I used to keep old calendars.  I wish I still had them.  More importantly,  I wish I had a calendar of his projects.  I believe his projects were of two types:  the type done in full view, which happened when he did not have a girlfriend, and the type that happened in his shed, when he was having an affair.  As I’ve gone through the house undoing much of what he did I can clearly envision which projects were which.  I can also make a pretty good guess as to who each girfriend was during each of his affair projects.

I’m taking the dimmer off of my inner light bulb.  I am choosing to remember, each and every day, that each action he takes, each comment he makes, each choice he chooses, is a deliberate action with one end goal:  to satisfy himself.   While I used to feel sorry for him at times I now see how despicable he really is.  Those moments that I used to question my own thoughts or motives are gone.

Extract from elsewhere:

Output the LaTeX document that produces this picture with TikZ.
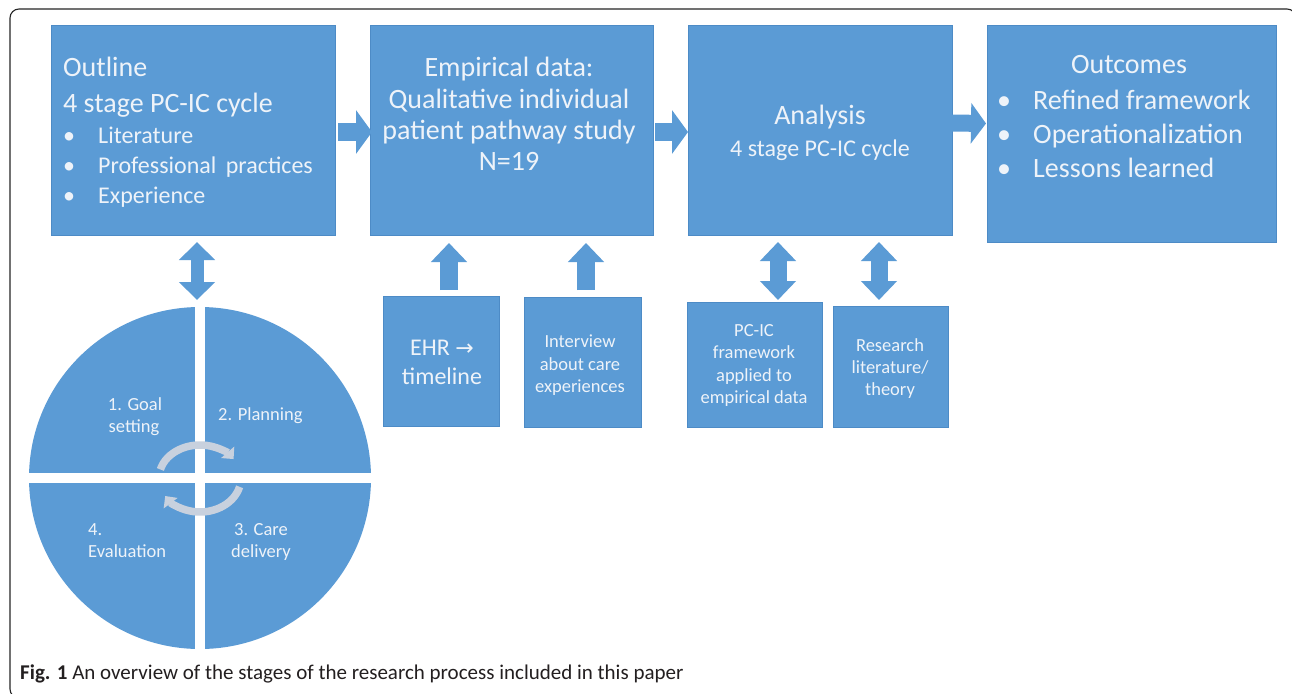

All of these thoughts are replaced now with a fully illuminated new truth:

  • He used me.  
  • He is a selfish, shell of a person who will never do the right thing, because the right thing will never service his own desires.  
  • He is, and always will be, a bad guy.

Furthermore,  I no longer intend to engage in rationalizations for his behavior.  Did his parents brainwash him?  So What???  Was he traumatized in a car accident?  So What??  Was he never supported to reach his full intellectual ability?  So What???

He took every event in his life and worked it to his advantage.  He used it to gain sympathy, position himself as victim, and prey on others generosity and gain favor.

He is despicable.  Of this I am 100% sure.